Bury Me Standing: The Gypsies and Their Journey
- Title page for Bury Me Standing: The Gypsies and Their Journey (1995)
- Author: Isabel Fonseca
- Language: English
- Genre: Non-fiction
- Publisher: Random House
- Publication date: 1995
- Publication place: United States of America
- Media type: Print (hardback and paperback)
- Pages: 322 pp
- ISBN: 0-679-73743-X

= Bury Me Standing: The Gypsies and Their Journey =

Book by Isabel Fonseca

Bury Me Standing: The Gypsies and Their Journey is a non-fiction book on the lives of the Romani people by the American-Uruguayan writer Isabel Fonseca published in 1995. The book is organized in eight chapters and contains black and white photographs and maps.

== Synopsis ==
In her book, Fonseca writes about the customs of the Roma (particularly, wedding, funeral rites, and their obsession with purity) and their daily lives, but she also explores their language and their mysterious origin. In addition, she discusses how history has affected current Gypsy settlements. To write this book, Fonseca lived with the Gypsies of Albania and traveled through Bulgaria, Poland, the Czech Republic, Slovakia, the former Yugoslavia, and Romania for four years.

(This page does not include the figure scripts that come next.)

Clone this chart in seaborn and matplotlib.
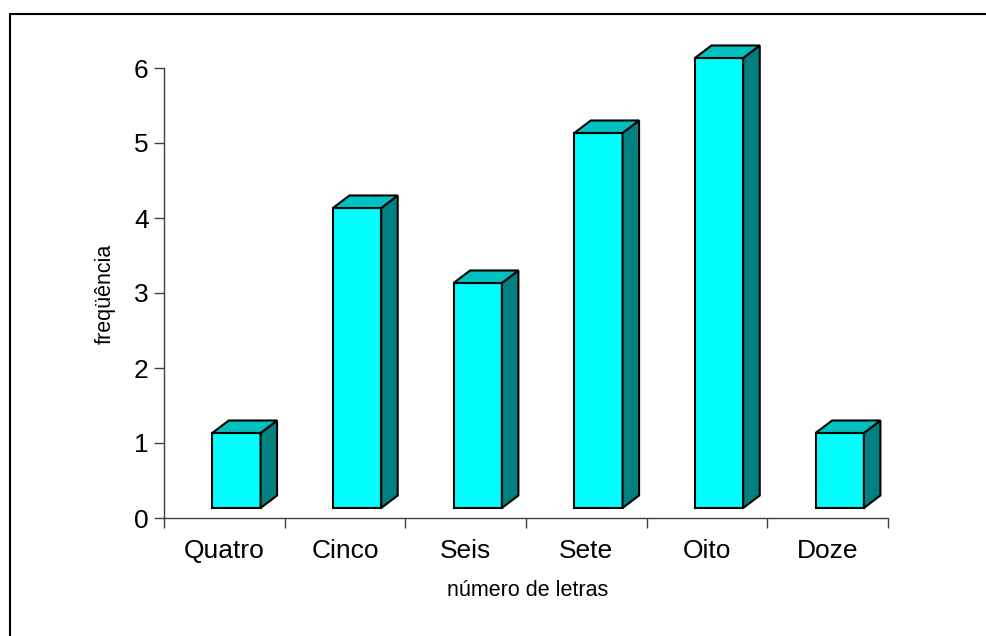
import matplotlib
matplotlib.use("Agg")
import matplotlib.pyplot as plt
from matplotlib.patches import Polygon
from matplotlib.lines import Line2D
import seaborn as sns
import pandas as pd

categories = ["Quatro", "Cinco", "Seis", "Sete", "Oito", "Doze"]
values = [1, 4, 3, 5, 6, 1]
y_ticks = [0, 1, 2, 3, 4, 5, 6]
x_label = "número de letras"
y_label = "freqüência"

front_color = "#00FFFF"
top_color = "#00C0C0"
side_color = "#008080"

sns.set_theme(style="white")
plt.rcParams["font.family"] = ["Liberation Sans", "DejaVu Sans"]
plt.rcParams["text.color"] = "black"
plt.rcParams["xtick.labelcolor"] = "black"
plt.rcParams["ytick.labelcolor"] = "black"

W, H = 986, 636
fig = plt.figure(figsize=(W / 100, H / 100), dpi=100)
ax = fig.add_axes([164 / W, 1 - 518 / H, (888 - 164) / W, (518 - 68) / H])

df = pd.DataFrame({"cat": categories, "val": values})
sns.barplot(data=df, x="cat", y="val", color=front_color, saturation=1,
            width=0.4, edgecolor="black", linewidth=1.5, ax=ax, zorder=3)

base = 10 / 75          # front face lifted above the floor (3D look)
shift = 0.1             # front face shifted right within category
ddx, ddy = 0.137, 0.167 # depth offset in data units

for p, v in zip(ax.patches, values):
    x0 = p.get_x() + shift
    w = p.get_width()
    p.set_x(x0)
    p.set_y(base)
    p.set_height(v)
    p.set_clip_on(False)
    p.set_facecolor(front_color)
    xl, xr = x0, x0 + w
    yb, yt = base, base + v
    top = Polygon([(xl, yt), (xr, yt), (xr + ddx, yt + ddy), (xl + ddx, yt + ddy)],
                  closed=True, facecolor=top_color, edgecolor="black",
                  linewidth=1.5, clip_on=False, zorder=3, joinstyle="miter")
    side = Polygon([(xr, yb), (xr + ddx, yb + ddy), (xr + ddx, yt + ddy), (xr, yt)],
                   closed=True, facecolor=side_color, edgecolor="black",
                   linewidth=1.5, clip_on=False, zorder=3, joinstyle="miter")
    ax.add_patch(side)
    ax.add_patch(top)

ax.set_xlim(-0.5, len(categories) - 0.5)
ax.set_ylim(0, 6)
ax.set_yticks(y_ticks)
ax.set_yticklabels([str(t) for t in y_ticks], fontsize=19, color="black")

# category boundaries as major ticks, labels at centers (minor)
ax.set_xticks([i - 0.5 for i in range(len(categories) + 1)])
ax.set_xticklabels([])
ax.set_xticks(range(len(categories)), minor=True)
ax.set_xticklabels(categories, minor=True, fontsize=19, color="black")
ax.tick_params(axis="x", which="minor", length=0, pad=15)
ax.tick_params(axis="x", which="major", direction="out", length=7, width=1,
               color="#404040", bottom=True)
ax.tick_params(axis="y", direction="out", length=7, width=1, color="#404040",
               left=True, pad=4)

for s in ["top", "right"]:
    ax.spines[s].set_visible(False)
for s in ["left", "bottom"]:
    ax.spines[s].set_color("#404040")
    ax.spines[s].set_linewidth(1)

ax.set_xlabel("")
ax.set_ylabel("")
fig.text(528 / W, 1 - 591 / H, x_label, ha="center", va="center", fontsize=15.5,
         color="black")
fig.text(105 / W, 1 - 294 / H, y_label, ha="center", va="center", rotation=90,
         fontsize=15.5, color="black")

# outer frame (left and top edges)
fig.add_artist(Line2D([10 / W, 10 / W], [0, 1 - 14 / H], transform=fig.transFigure,
                      color="black", linewidth=1.5))
fig.add_artist(Line2D([10 / W, 1], [1 - 14 / H, 1 - 14 / H], transform=fig.transFigure,
                      color="black", linewidth=1.5))

fig.savefig("out.png", dpi=100)
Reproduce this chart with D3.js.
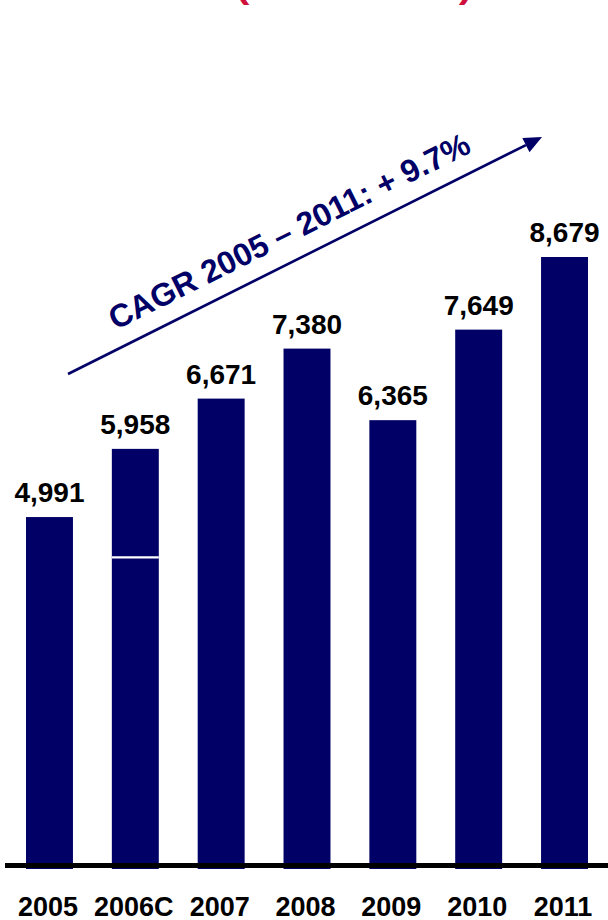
<!DOCTYPE html>
<html>
<head>
<meta charset="utf-8">
<script src="https://cdn.jsdelivr.net/npm/d3@7"></script>
<style>
  html, body { margin: 0; padding: 0; background: #fff; }
  svg { display: block; }
</style>
</head>
<body>
<script>
// ---- data ----
const categories = ["2005", "2006C", "2007", "2008", "2009", "2010", "2011"];
const values = [4991, 5958, 6671, 7380, 6365, 7649, 8679];
const valueLabels = ["4,991", "5,958", "6,671", "7,380", "6,365", "7,649", "8,679"];
// 2006C bar is split into two parts (lower segment)
const splitCategory = "2006C";
const splitLower = 4420;
const cagrText = "CAGR 2005 \u2013 2011: + 9.7%";
const titleText = "(in \u20ac million)";

// ---- layout ----
const W = 608, H = 920;
const navy = "#000066";
const svg = d3.select("body").append("svg").attr("width", W).attr("height", H);

const x = d3.scaleBand().domain(categories).range([26, 588]).paddingInner(0.453).paddingOuter(0);
const y = d3.scaleLinear().domain([0, 8679]).range([869, 257]);

// partially visible red title at the very top
svg.append("text")
  .attr("x", 236).attr("y", -2)
  .attr("textLength", 236).attr("lengthAdjust", "spacingAndGlyphs")
  .attr("font-family", "Liberation Sans, Arial, sans-serif")
  .attr("font-weight", "bold").attr("font-size", 32)
  .attr("fill", "#d0103c")
  .text(titleText);

// bars
const data = categories.map((c, i) => ({c, v: values[i], label: valueLabels[i]}));
svg.append("g").selectAll("rect").data(data).enter().append("rect")
  .attr("x", d => x(d.c)).attr("width", x.bandwidth())
  .attr("y", d => y(d.v)).attr("height", d => y(0) - y(d.v))
  .attr("fill", navy);

// split line on the 2006C bar
svg.append("line")
  .attr("x1", x(splitCategory)).attr("x2", x(splitCategory) + x.bandwidth())
  .attr("y1", y(splitLower)).attr("y2", y(splitLower))
  .attr("stroke", "#fff").attr("stroke-width", 2.2);

// value labels
svg.append("g").selectAll("text").data(data).enter().append("text")
  .attr("x", d => x(d.c) + x.bandwidth() / 2)
  .attr("y", d => y(d.v) - 15)
  .attr("text-anchor", "middle")
  .attr("font-family", "Liberation Sans, Arial, sans-serif")
  .attr("font-weight", "bold").attr("font-size", 28)
  .attr("fill", "#000")
  .text(d => d.label);

// baseline axis
const axis = d3.axisBottom(x).tickSize(0).tickPadding(0);
const gx = svg.append("g").attr("transform", "translate(0,865.5)").call(axis);
gx.select(".domain").remove();
gx.append("line").attr("x1", 5).attr("x2", 608).attr("y1", 0).attr("y2", 0)
  .attr("stroke", "#000").attr("stroke-width", 5);
gx.selectAll(".tick text")
  .attr("x", -1.5)
  .attr("y", 50).attr("dy", 0)
  .attr("font-family", "Liberation Sans, Arial, sans-serif")
  .attr("font-weight", "bold").attr("font-size", 27)
  .attr("fill", "#000");

// CAGR arrow
const a0 = [68, 374], a1 = [542, 137];
const ang = Math.atan2(a1[1] - a0[1], a1[0] - a0[0]);
const headLen = 18, headHalf = 8;
const ux = Math.cos(ang), uy = Math.sin(ang);
const base = [a1[0] - ux * headLen, a1[1] - uy * headLen];
svg.append("line")
  .attr("x1", a0[0]).attr("y1", a0[1]).attr("x2", base[0]).attr("y2", base[1])
  .attr("stroke", navy).attr("stroke-width", 2.6);
svg.append("path")
  .attr("d", d3.line()([a1,
    [base[0] - uy * headHalf, base[1] + ux * headHalf],
    [base[0] + uy * headHalf, base[1] - ux * headHalf]]) + "Z")
  .attr("fill", navy);

// CAGR text
svg.append("text")
  .attr("transform", `translate(294,241) rotate(${ang * 180 / Math.PI})`)
  .attr("text-anchor", "middle")
  .attr("font-family", "Liberation Sans, Arial, sans-serif")
  .attr("font-weight", "bold").attr("font-size", 32)
  .attr("fill", navy)
  .text(cagrText);
</script>
</body>
</html>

The title "Bury me standing" comes from a proverb which describes the plight of the Gypsies: "Bury me standing. I've been on my knees all my life."

== Reception ==
Many newspapers and magazines praised the work done by Isabel Fonseca and in a review for the New York Times Janet Maslin complimented her writing as being "erudite, beautifully written". Some reviewers noted that Fonseca was emotionally involved with her work, but that overall, she was objective in her description of Gypsy life and suffering.

Academic and scholarly reception was more critical and some noted that while the work was good, Bury Me Standing could not be considered an anthropological work. A reviewer from The Journal of the Royal Anthropological Institute noted that there was room for improvement in those chapters where she recorded the daily lives of the Gypsy family and in specifying more her research methodologies.